======== Data entries

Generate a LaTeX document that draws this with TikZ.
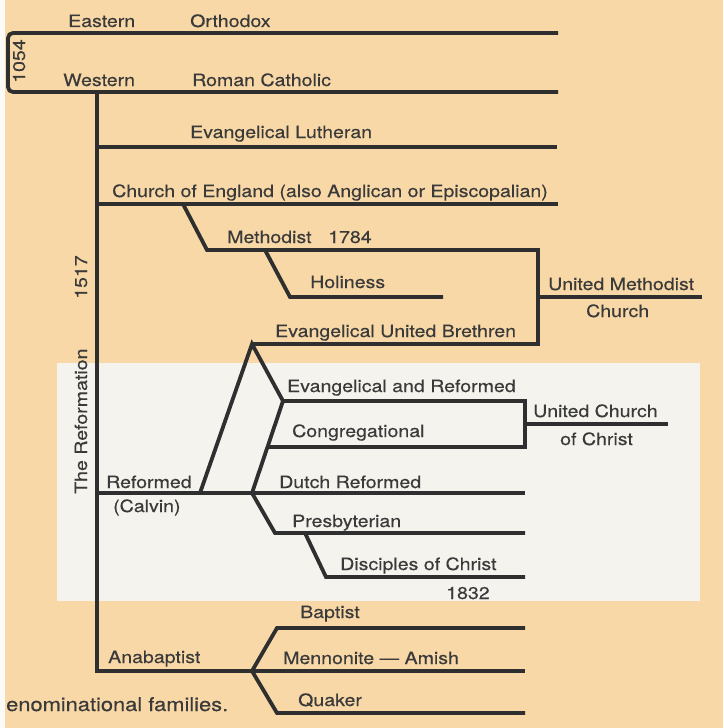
\documentclass[tikz,border=0pt]{standalone}
\usepackage{fontspec}
\setmainfont{TeX Gyre Heros}[FakeStretch=1.15,FakeBold=0.4]
\definecolor{peach}{HTML}{F8D8A6}
\definecolor{paper}{HTML}{F5F3EE}
\definecolor{edge}{HTML}{FBFAF6}
\definecolor{ink}{HTML}{2F2F2F}
\definecolor{txt}{HTML}{3A3A3A}
\begin{document}
\begin{tikzpicture}[x=1pt,y=-1pt,
  branch/.style={draw=ink,line width=3.8pt,line join=miter,miter limit=3},
  lbl/.style={inner sep=0pt,anchor=base west,text=txt,font=\fontsize{17}{20}\selectfont},
  vlbl/.style={lbl,rotate=90}]
% background
\useasboundingbox (0,0) rectangle (723,728);
\fill[peach] (0,0) rectangle (723,728);
\fill[paper] (57,363) rectangle (700,601);
\fill[edge] (0,0) rectangle (5,728);

% junction coordinates
\coordinate (eoR) at (558,33);
\coordinate (eoL) at (8,33);
\coordinate (rcL) at (8,92);
\coordinate (rcR) at (558,92);
\coordinate (trunkTop) at (97,92);
\coordinate (trunkBot) at (97,671);
\coordinate (luL) at (97,147);
\coordinate (luR) at (557,147);
\coordinate (ceL) at (97,204);
\coordinate (ceR) at (558,204);
\coordinate (meS) at (183,204);
\coordinate (meK) at (207,250);
\coordinate (meR) at (538,250);
\coordinate (umJ) at (538,297);
\coordinate (umR) at (702,297);
\coordinate (euR) at (538,344);
\coordinate (euA) at (252,344);
\coordinate (hoS) at (265,250);
\coordinate (hoK) at (290,297);
\coordinate (hoR) at (443,297);
\coordinate (euF) at (200,493);
\coordinate (erK) at (283,401);
\coordinate (erR) at (525,401);
\coordinate (ucJ) at (525,424);
\coordinate (ucR) at (668,424);
\coordinate (coR) at (525,447);
\coordinate (coL) at (269,447);
\coordinate (rfJ) at (252,493);
\coordinate (rfL) at (97,493);
\coordinate (rfR) at (525,493);
\coordinate (prK) at (275,533);
\coordinate (prR) at (525,533);
\coordinate (diS) at (305,533);
\coordinate (diK) at (326,577);
\coordinate (diR) at (525,577);
\coordinate (anJ) at (252,671);
\coordinate (anR) at (525,671);
\coordinate (baK) at (277,628);
\coordinate (baR) at (525,628);
\coordinate (quK) at (277,713);
\coordinate (quR) at (525,713);

% branches
\draw[branch,rounded corners=5pt] (eoR) -- (eoL) -- (rcL) -- (rcR);
\draw[branch] (trunkTop) -- (trunkBot) -- (anR);
\draw[branch] (luL) -- (luR);
\draw[branch] (ceL) -- (ceR);
\draw[branch] (meS) -- (meK) -- (meR) -- (euR) -- (euA);
\draw[branch] (umJ) -- (umR);
\draw[branch] (hoS) -- (hoK) -- (hoR);
\draw[branch] (euF) -- (euA) -- (erK) -- (erR) -- (coR) -- (coL);
\draw[branch] (erK) -- (rfJ);
\draw[branch] (ucJ) -- (ucR);
\draw[branch] (rfL) -- (rfR);
\draw[branch] (rfJ) -- (prK) -- (prR);
\draw[branch] (diS) -- (diK) -- (diR);
\draw[branch] (anJ) -- (baK) -- (baR);
\draw[branch] (anJ) -- (quK) -- (quR);

% labels
\node[lbl] (eastern) at (68,27) {Eastern};
\node[lbl] (orthodox) at (190,27) {Orthodox};
\node[lbl] (western) at (63,86) {Western};
\node[lbl] (roman) at (192,86) {Roman Catholic};
\node[lbl] (lutheran) at (190,138) {Evangelical Lutheran};
\node[lbl] (england) at (112,197) {Church of England (also Anglican or Episcopalian)};
\node[lbl] (methodist) at (227,243) {Methodist};
\node[lbl] (y1784) at (328,243) {1784};
\node[lbl] (holiness) at (310,288) {Holiness};
\node[lbl] (eub) at (275,337) {Evangelical United Brethren};
\node[lbl] (umc1) at (548,290) {United Methodist};
\node[lbl] (umc2) at (586,317) {Church};
\node[lbl] (evref) at (287,392) {Evangelical and Reformed};
\node[lbl] (congr) at (292,437) {Congregational};
\node[lbl] (ucc1) at (533,417) {United Church};
\node[lbl] (ucc2) at (560,445) {of Christ};
\node[lbl] (reformed) at (106,488) {Reformed};
\node[lbl] (calvin) at (113,512) {(Calvin)};
\node[lbl] (dutch) at (279,488) {Dutch Reformed};
\node[lbl] (presb) at (292,527) {Presbyterian};
\node[lbl] (disc) at (340,570) {Disciples of Christ};
\node[lbl] (y1832) at (446,599) {1832};
\node[lbl] (baptist) at (300,618) {Baptist};
\node[lbl] (anabap) at (108,663) {Anabaptist};
\node[lbl] (menno) at (283,664) {Mennonite — Amish};
\node[lbl] (quaker) at (298,706) {Quaker};
\node[lbl,font=\fontsize{19}{22}\selectfont] (caption) at (6,711) {enominational families.};
\node[vlbl] (y1054) at (25,83) {1054};
\node[vlbl] (y1517) at (87,299) {1517};
\node[vlbl] (reform) at (87,494) {The Reformation};
\end{tikzpicture}
\end{document}
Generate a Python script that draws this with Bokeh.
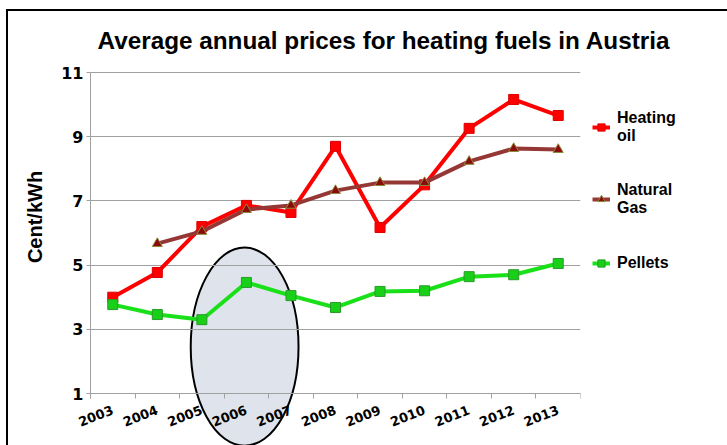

================

The problem -
From the material above, reproduce everything verbatim except the pictures.

Correct output -
Generate a LaTeX document that draws this with TikZ.
\documentclass[tikz,border=0pt]{standalone}
\usepackage{fontspec}
\setmainfont{TeX Gyre Heros}[FakeStretch=1.15,FakeBold=0.4]
\definecolor{peach}{HTML}{F8D8A6}
\definecolor{paper}{HTML}{F5F3EE}
\definecolor{edge}{HTML}{FBFAF6}
\definecolor{ink}{HTML}{2F2F2F}
\definecolor{txt}{HTML}{3A3A3A}
\begin{document}
\begin{tikzpicture}[x=1pt,y=-1pt,
  branch/.style={draw=ink,line width=3.8pt,line join=miter,miter limit=3},
  lbl/.style={inner sep=0pt,anchor=base west,text=txt,font=\fontsize{17}{20}\selectfont},
  vlbl/.style={lbl,rotate=90}]
% background
\useasboundingbox (0,0) rectangle (723,728);
\fill[peach] (0,0) rectangle (723,728);
\fill[paper] (57,363) rectangle (700,601);
\fill[edge] (0,0) rectangle (5,728);

% junction coordinates
\coordinate (eoR) at (558,33);
\coordinate (eoL) at (8,33);
\coordinate (rcL) at (8,92);
\coordinate (rcR) at (558,92);
\coordinate (trunkTop) at (97,92);
\coordinate (trunkBot) at (97,671);
\coordinate (luL) at (97,147);
\coordinate (luR) at (557,147);
\coordinate (ceL) at (97,204);
\coordinate (ceR) at (558,204);
\coordinate (meS) at (183,204);
\coordinate (meK) at (207,250);
\coordinate (meR) at (538,250);
\coordinate (umJ) at (538,297);
\coordinate (umR) at (702,297);
\coordinate (euR) at (538,344);
\coordinate (euA) at (252,344);
\coordinate (hoS) at (265,250);
\coordinate (hoK) at (290,297);
\coordinate (hoR) at (443,297);
\coordinate (euF) at (200,493);
\coordinate (erK) at (283,401);
\coordinate (erR) at (525,401);
\coordinate (ucJ) at (525,424);
\coordinate (ucR) at (668,424);
\coordinate (coR) at (525,447);
\coordinate (coL) at (269,447);
\coordinate (rfJ) at (252,493);
\coordinate (rfL) at (97,493);
\coordinate (rfR) at (525,493);
\coordinate (prK) at (275,533);
\coordinate (prR) at (525,533);
\coordinate (diS) at (305,533);
\coordinate (diK) at (326,577);
\coordinate (diR) at (525,577);
\coordinate (anJ) at (252,671);
\coordinate (anR) at (525,671);
\coordinate (baK) at (277,628);
\coordinate (baR) at (525,628);
\coordinate (quK) at (277,713);
\coordinate (quR) at (525,713);

% branches
\draw[branch,rounded corners=5pt] (eoR) -- (eoL) -- (rcL) -- (rcR);
\draw[branch] (trunkTop) -- (trunkBot) -- (anR);
\draw[branch] (luL) -- (luR);
\draw[branch] (ceL) -- (ceR);
\draw[branch] (meS) -- (meK) -- (meR) -- (euR) -- (euA);
\draw[branch] (umJ) -- (umR);
\draw[branch] (hoS) -- (hoK) -- (hoR);
\draw[branch] (euF) -- (euA) -- (erK) -- (erR) -- (coR) -- (coL);
\draw[branch] (erK) -- (rfJ);
\draw[branch] (ucJ) -- (ucR);
\draw[branch] (rfL) -- (rfR);
\draw[branch] (rfJ) -- (prK) -- (prR);
\draw[branch] (diS) -- (diK) -- (diR);
\draw[branch] (anJ) -- (baK) -- (baR);
\draw[branch] (anJ) -- (quK) -- (quR);

% labels
\node[lbl] (eastern) at (68,27) {Eastern};
\node[lbl] (orthodox) at (190,27) {Orthodox};
\node[lbl] (western) at (63,86) {Western};
\node[lbl] (roman) at (192,86) {Roman Catholic};
\node[lbl] (lutheran) at (190,138) {Evangelical Lutheran};
\node[lbl] (england) at (112,197) {Church of England (also Anglican or Episcopalian)};
\node[lbl] (methodist) at (227,243) {Methodist};
\node[lbl] (y1784) at (328,243) {1784};
\node[lbl] (holiness) at (310,288) {Holiness};
\node[lbl] (eub) at (275,337) {Evangelical United Brethren};
\node[lbl] (umc1) at (548,290) {United Methodist};
\node[lbl] (umc2) at (586,317) {Church};
\node[lbl] (evref) at (287,392) {Evangelical and Reformed};
\node[lbl] (congr) at (292,437) {Congregational};
\node[lbl] (ucc1) at (533,417) {United Church};
\node[lbl] (ucc2) at (560,445) {of Christ};
\node[lbl] (reformed) at (106,488) {Reformed};
\node[lbl] (calvin) at (113,512) {(Calvin)};
\node[lbl] (dutch) at (279,488) {Dutch Reformed};
\node[lbl] (presb) at (292,527) {Presbyterian};
\node[lbl] (disc) at (340,570) {Disciples of Christ};
\node[lbl] (y1832) at (446,599) {1832};
\node[lbl] (baptist) at (300,618) {Baptist};
\node[lbl] (anabap) at (108,663) {Anabaptist};
\node[lbl] (menno) at (283,664) {Mennonite — Amish};
\node[lbl] (quaker) at (298,706) {Quaker};
\node[lbl,font=\fontsize{19}{22}\selectfont] (caption) at (6,711) {enominational families.};
\node[vlbl] (y1054) at (25,83) {1054};
\node[vlbl] (y1517) at (87,299) {1517};
\node[vlbl] (reform) at (87,494) {The Reformation};
\end{tikzpicture}
\end{document}
Generate a Python script that draws this with Bokeh.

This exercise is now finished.